There are only thirty-three cookie recipes and many of them are basics - in fact the Cream Cheese Spritz cookie recipe found in this book is the exact one I've been making for over twenty years. I can vouch for its deliciousness, but I am disappointed that with such a small number of cookie recipes they aren't all fresh versions. I also noticed an error -- the Hazelnut Shortbread Sticks recipe is included twice - first on page 75 and then again on page 127.

Except for the front and back cover, there are no photographs and few illustrations of any kind in the book. So, although the text is charming, the book lacks a festive feel. This is a paperback book so it won't lay open flat on the countertop. A cookbook holder would be helpful, which will also prevent spills from damaging the pages.

Since the included recipes may dictate whether the book is of interest to a buyer I am listing them: Cowboy Cookies (these are oatmeal, chocolate chunks, pecans & coconut cookies,) Cinnamon-Nut Spice Cookies, Jubilee Jumbles (pecan cookies.) George's Love Cookies (Chocolate-Chocolate Chip cookies,) Lemon Drops (lemon cake mix and cool whip,) Crispy Chocolate Jumbles (cranberry chocolate chip cookies with rice krispies cereal,) Chocolate Dipped Coconut Macaroons, Chocolate Chip Kisses (coconut, sweetened condensed milk, vanilla and chocolate chips,) Molasses Sugar Cookies, Lala's Molasses Cookies, Peanut Butter Krinkles (peanut butter cookies with a hershey's kiss pressed into center,) Almond Cookies, Peanut Butter & Chocolate Sandwiches, Hazelnut Shortbread Sticks, Chocolate Thumbprints, Mexican Wedding Cakes, Peanut Butter Balls (not baked -- more candy than cookie - butter, peanut butter, powdered sugar than dipped in chocolate,) Basic Refrigerator Cookies, Orange Pistachio Slices, Ultimate Double Chocolate Cookies, Chocolate Nut Wafers, Cranberry-Cherry Pinwheels, Nut-Edged Lemon Slices, Santa Faces (sugar cookies,) Sugar Cookies, Raspberry Linzer Cookies, Chocolate Dipped Espresso Shortbread, Pizzelle, Pistachio Meringues with Toasted Coconut, Cream Cheese Spritz Cookies, Vanilla Malted Cookies, Seven Layer Bar Cookies and Brown Butter Hazelnut Shortbread with Fleur de Sel.
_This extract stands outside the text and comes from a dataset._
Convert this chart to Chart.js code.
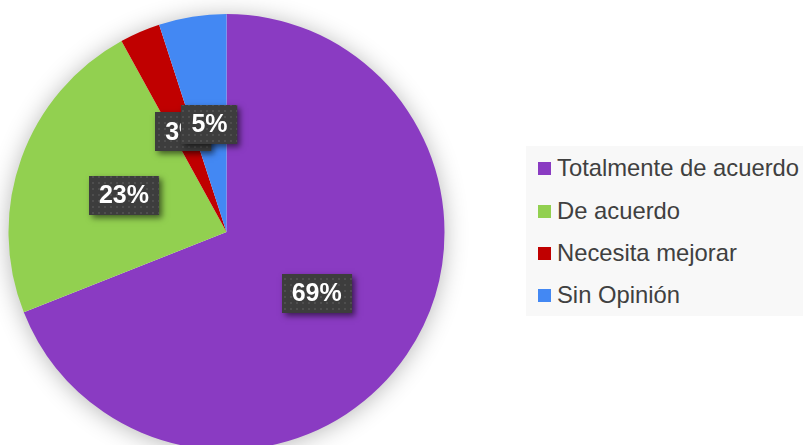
<!DOCTYPE html>
<html>
<head>
<meta charset="utf-8">
<script src="https://cdn.jsdelivr.net/npm/chart.js@4"></script>
<style>
  body { margin: 0; background: #fff; overflow: hidden; width: 803px; height: 445px; position: relative; font-family: "Liberation Sans", Arial, sans-serif; }
  #wrap { position: absolute; left: 0; top: 0; width: 803px; height: 460px; }
  #leyenda { position: absolute; left: 526px; top: 146px; width: 277px; height: 170px; background: #f8f8f8; }
  .item { position: absolute; left: 12px; height: 28px; line-height: 28px; font-size: 23.8px; color: #404040; white-space: nowrap; }
  .item span { display: inline-block; width: 13px; height: 13px; margin-right: 6px; vertical-align: 1px; }
</style>
</head>
<body>
<div id="wrap"><canvas id="grafico" width="803" height="460"></canvas></div>
<div id="leyenda"></div>
<script>
const categorias = ["Totalmente de acuerdo", "De acuerdo", "Necesita mejorar", "Sin Opinión"];
const valores = [69, 23, 3, 5];
const colores = ["#8a3bc2", "#92d050", "#c00000", "#4388f3"];

// patron de puntitos para las etiquetas
const pat = document.createElement('canvas');
pat.width = 6; pat.height = 6;
{
  const p = pat.getContext('2d');
  p.fillStyle = '#3d3d3d';
  p.fillRect(0, 0, 6, 6);
  p.fillStyle = '#4e4e4e';
  p.fillRect(2, 2, 2, 2);
}

const sombra = {
  id: 'sombra',
  beforeDatasetsDraw(chart) {
    const arc = chart.getDatasetMeta(0).data[0];
    const ctx = chart.ctx;
    ctx.save();
    ctx.shadowColor = 'rgba(0,0,0,0.3)';
    ctx.shadowBlur = 24;
    ctx.shadowOffsetY = 2;
    ctx.fillStyle = '#fff';
    ctx.beginPath();
    ctx.arc(arc.x, arc.y, arc.outerRadius - 1, 0, Math.PI * 2);
    ctx.fill();
    ctx.restore();
  }
};

const etiquetas = {
  id: 'etiquetas',
  afterDatasetsDraw(chart) {
    const ctx = chart.ctx;
    const meta = chart.getDatasetMeta(0);
    ctx.save();
    ctx.font = 'bold 25px "Liberation Sans", Arial, sans-serif';
    meta.data.forEach((arc, i) => {
      const pos = arc.tooltipPosition();
      const txt = valores[i] + '%';
      const w = ctx.measureText(txt).width + 20;
      const h = 39;
      const x = Math.round(pos.x - w / 2), y = Math.round(pos.y - h / 2);
      ctx.save();
      ctx.shadowColor = 'rgba(0,0,0,0.55)';
      ctx.shadowBlur = 6;
      ctx.shadowOffsetX = 3;
      ctx.shadowOffsetY = 3;
      ctx.fillStyle = '#3d3d3d';
      ctx.fillRect(x, y, w, h);
      ctx.restore();
      ctx.fillStyle = ctx.createPattern(pat, 'repeat');
      ctx.fillRect(x, y, w, h);
      ctx.fillStyle = '#fff';
      ctx.textAlign = 'center';
      ctx.textBaseline = 'middle';
      ctx.fillText(txt, pos.x, pos.y + 1);
    });
    ctx.restore();
  }
};

const graph = new Chart(document.getElementById('grafico').getContext('2d'), {
  type: 'pie',
  data: {
    labels: categorias,
    datasets: [{
      data: valores,
      backgroundColor: colores,
      borderWidth: 0,
      hoverOffset: 0,
      offset: 0
    }]
  },
  options: {
    responsive: false,
    animation: false,
    layout: { padding: { left: 8.5, top: 14, right: 358.5, bottom: 10 } },
    plugins: {
      legend: { display: false },
      tooltip: { enabled: false }
    }
  },
  plugins: [sombra, etiquetas]
});

// leyenda
const ley = document.getElementById('leyenda');
const filas = [21.5, 65, 106.5, 149];
categorias.forEach((c, i) => {
  const d = document.createElement('div');
  d.className = 'item';
  d.style.top = (filas[i] - 14) + 'px';
  d.innerHTML = '<span style="background:' + colores[i] + '"></span>' + c;
  ley.appendChild(d);
});
</script>
</body>
</html>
There is a chapter on Candy that has twelve recipes: Mary's Famous Peanut Brittle (same peanut brittle recipe I've used for years,) English Toffee, Oven Caramel Corn, Easy Chocolate Covered Peanuts, Sugared Nuts, Candied Walnuts or Peanuts, Mom's Friday Night Fudge, Chocolate Dipped Caramels, Pecan Praline Morsels, Chocolate Peanut Toffee, Truffles Without Trouble and Peanut Butter Truffles.

The remaining chapters are Packaging, Last-Minute Decorations and Food, Paaarty!!! and Baking Tips. There are two appendixes, Steps in Making Cookies and Handy Kitchen Math and Chemistry, along with an index in the back so finding a particular recipe or piece of information can be quickly accomplished.
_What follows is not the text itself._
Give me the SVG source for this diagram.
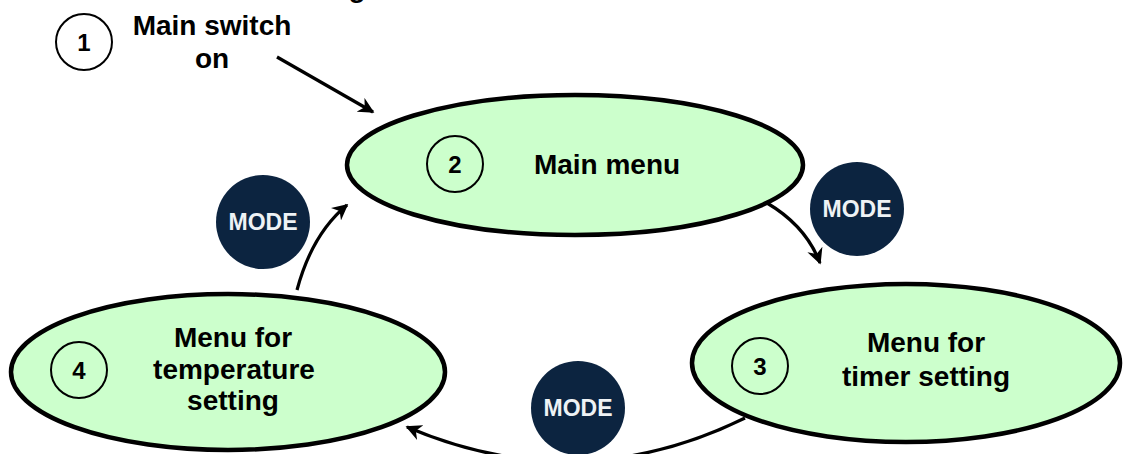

The book is designed for someone interested in starting a cookie exchange/party and offers advice and some recipes to use to start the process. The recipes will be more useful to a novice rather than an experienced baker. The books biggest flaws are the small number of recipes, some of which are uninspired, and the complete lack of photographs. To ensure the book is a good fit, I would suggest potential purchasers view it in person before buying.